Goal of the exercise:
Select each line where the word "matplotlib" appears.

--- Begin Dataset extract ---

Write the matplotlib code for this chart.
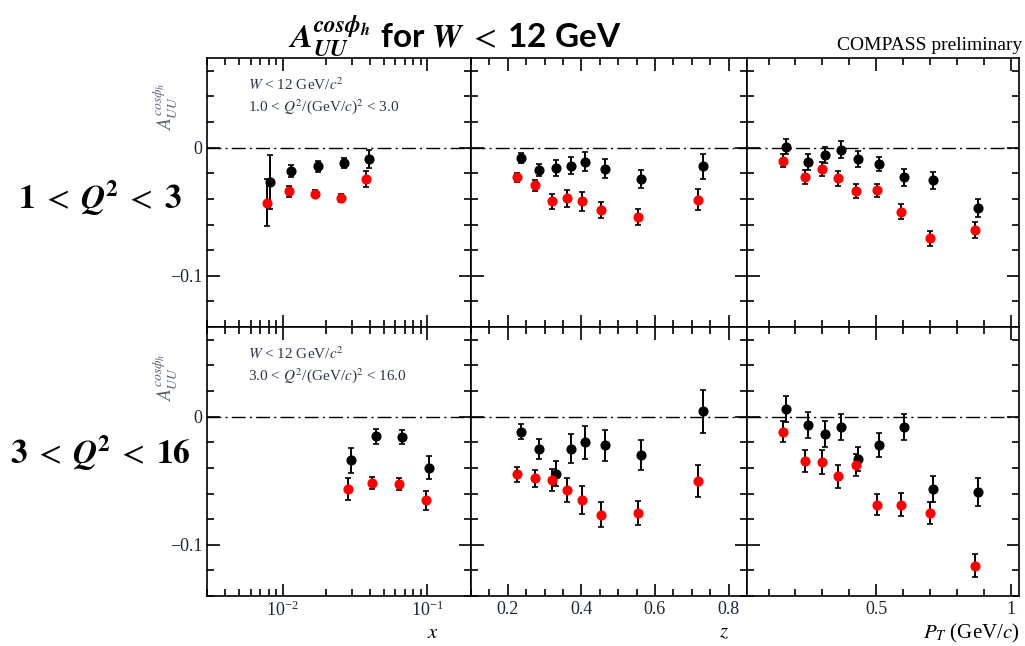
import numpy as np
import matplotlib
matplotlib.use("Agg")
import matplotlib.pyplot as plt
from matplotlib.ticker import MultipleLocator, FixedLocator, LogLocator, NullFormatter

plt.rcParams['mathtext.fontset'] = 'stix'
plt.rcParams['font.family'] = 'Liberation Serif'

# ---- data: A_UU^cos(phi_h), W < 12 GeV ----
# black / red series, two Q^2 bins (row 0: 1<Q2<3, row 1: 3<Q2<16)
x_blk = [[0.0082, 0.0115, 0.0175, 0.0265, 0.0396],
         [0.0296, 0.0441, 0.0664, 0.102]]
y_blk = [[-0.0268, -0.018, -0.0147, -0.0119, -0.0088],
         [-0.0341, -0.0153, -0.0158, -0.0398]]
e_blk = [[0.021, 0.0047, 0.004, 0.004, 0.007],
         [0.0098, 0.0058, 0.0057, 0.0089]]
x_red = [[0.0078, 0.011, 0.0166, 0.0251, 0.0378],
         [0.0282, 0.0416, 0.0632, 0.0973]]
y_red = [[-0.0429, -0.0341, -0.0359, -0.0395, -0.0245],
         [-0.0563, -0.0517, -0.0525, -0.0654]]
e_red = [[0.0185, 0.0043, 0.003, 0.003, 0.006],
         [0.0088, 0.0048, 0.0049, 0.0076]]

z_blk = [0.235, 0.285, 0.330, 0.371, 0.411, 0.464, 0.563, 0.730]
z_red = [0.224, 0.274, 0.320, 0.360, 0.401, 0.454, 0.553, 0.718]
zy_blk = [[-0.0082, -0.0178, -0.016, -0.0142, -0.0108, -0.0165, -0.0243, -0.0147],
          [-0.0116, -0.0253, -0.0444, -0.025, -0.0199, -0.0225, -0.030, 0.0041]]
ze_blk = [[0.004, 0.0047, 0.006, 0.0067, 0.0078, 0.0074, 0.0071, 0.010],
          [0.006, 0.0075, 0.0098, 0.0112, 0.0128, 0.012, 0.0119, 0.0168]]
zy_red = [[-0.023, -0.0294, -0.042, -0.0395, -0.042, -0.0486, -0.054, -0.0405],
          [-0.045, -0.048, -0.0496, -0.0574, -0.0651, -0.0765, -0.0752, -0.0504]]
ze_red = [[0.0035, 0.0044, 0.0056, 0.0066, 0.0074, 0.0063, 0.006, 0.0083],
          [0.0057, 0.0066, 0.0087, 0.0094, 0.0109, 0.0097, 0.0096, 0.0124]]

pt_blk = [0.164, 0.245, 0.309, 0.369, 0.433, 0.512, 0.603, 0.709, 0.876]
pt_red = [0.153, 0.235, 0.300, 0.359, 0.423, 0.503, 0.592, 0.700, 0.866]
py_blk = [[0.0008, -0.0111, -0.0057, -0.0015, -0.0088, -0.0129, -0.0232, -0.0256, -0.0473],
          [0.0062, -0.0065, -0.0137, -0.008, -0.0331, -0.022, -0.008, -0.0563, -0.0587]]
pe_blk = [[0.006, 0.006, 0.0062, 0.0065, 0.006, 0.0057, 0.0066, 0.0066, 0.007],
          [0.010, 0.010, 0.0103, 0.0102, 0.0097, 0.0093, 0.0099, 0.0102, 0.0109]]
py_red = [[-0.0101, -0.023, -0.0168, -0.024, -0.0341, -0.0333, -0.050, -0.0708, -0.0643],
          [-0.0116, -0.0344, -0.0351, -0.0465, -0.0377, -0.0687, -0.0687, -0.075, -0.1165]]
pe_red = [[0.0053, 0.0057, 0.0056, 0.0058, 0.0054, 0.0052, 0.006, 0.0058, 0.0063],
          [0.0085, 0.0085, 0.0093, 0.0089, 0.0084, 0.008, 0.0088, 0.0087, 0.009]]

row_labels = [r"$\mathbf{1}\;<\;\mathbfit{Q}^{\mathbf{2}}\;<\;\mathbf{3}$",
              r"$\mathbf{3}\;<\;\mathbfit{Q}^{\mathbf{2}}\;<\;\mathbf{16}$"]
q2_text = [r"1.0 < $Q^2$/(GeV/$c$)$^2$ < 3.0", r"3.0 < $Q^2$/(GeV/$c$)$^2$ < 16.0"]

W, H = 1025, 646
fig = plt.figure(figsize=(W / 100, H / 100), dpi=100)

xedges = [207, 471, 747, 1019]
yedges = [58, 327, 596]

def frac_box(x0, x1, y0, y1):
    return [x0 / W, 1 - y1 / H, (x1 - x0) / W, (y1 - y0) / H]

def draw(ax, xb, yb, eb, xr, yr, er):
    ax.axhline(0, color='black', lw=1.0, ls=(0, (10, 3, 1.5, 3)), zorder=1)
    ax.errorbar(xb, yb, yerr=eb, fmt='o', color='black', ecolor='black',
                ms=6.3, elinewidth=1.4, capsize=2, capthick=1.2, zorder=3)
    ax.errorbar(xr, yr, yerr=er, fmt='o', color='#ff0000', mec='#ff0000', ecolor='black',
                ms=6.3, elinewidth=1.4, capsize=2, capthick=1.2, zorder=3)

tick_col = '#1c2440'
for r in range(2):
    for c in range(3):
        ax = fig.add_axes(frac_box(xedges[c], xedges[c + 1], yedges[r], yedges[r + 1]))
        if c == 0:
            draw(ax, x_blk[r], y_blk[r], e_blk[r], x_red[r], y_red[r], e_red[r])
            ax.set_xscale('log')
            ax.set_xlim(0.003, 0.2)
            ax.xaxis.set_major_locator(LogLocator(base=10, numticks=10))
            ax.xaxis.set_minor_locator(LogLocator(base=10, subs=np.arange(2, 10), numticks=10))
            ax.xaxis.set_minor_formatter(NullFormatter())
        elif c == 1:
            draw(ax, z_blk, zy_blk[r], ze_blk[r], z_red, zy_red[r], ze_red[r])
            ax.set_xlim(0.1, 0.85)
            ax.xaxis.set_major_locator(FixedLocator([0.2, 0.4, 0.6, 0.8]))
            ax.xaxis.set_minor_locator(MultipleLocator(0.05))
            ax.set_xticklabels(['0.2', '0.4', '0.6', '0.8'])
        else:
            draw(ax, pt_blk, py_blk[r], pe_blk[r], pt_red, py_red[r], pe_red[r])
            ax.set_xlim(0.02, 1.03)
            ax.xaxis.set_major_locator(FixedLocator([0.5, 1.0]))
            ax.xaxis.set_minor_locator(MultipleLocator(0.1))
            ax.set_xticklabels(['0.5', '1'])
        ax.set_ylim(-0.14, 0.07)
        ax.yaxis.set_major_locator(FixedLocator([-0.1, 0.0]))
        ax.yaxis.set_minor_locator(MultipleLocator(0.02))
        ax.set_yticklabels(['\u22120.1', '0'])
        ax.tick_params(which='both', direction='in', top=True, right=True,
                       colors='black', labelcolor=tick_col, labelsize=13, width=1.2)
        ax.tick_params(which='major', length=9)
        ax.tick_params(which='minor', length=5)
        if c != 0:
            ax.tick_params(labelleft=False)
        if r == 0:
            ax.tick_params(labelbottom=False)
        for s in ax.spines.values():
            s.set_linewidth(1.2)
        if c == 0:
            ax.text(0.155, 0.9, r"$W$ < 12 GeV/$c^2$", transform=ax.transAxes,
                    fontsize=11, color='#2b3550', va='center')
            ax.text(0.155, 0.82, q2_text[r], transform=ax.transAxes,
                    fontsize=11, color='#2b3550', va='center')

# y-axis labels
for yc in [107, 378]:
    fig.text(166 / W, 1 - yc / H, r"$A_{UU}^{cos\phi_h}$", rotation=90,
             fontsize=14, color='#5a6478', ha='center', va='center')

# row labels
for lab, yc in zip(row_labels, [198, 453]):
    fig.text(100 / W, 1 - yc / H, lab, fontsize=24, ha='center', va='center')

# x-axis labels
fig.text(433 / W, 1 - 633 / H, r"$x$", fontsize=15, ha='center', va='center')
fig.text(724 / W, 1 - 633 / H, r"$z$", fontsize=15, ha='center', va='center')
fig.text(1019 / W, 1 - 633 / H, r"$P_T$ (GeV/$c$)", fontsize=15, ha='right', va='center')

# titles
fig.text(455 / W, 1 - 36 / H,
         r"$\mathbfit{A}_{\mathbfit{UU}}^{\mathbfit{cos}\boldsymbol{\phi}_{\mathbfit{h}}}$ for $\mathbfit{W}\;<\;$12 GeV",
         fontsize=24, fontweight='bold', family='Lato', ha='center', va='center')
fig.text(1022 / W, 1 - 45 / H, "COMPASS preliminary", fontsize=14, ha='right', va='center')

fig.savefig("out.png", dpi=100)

--- End Dataset extract ---

Full answer:
Write the matplotlib code for this chart.
import matplotlib
matplotlib.use("Agg")
import matplotlib.pyplot as plt
from matplotlib.ticker import MultipleLocator, FixedLocator, LogLocator, NullFormatter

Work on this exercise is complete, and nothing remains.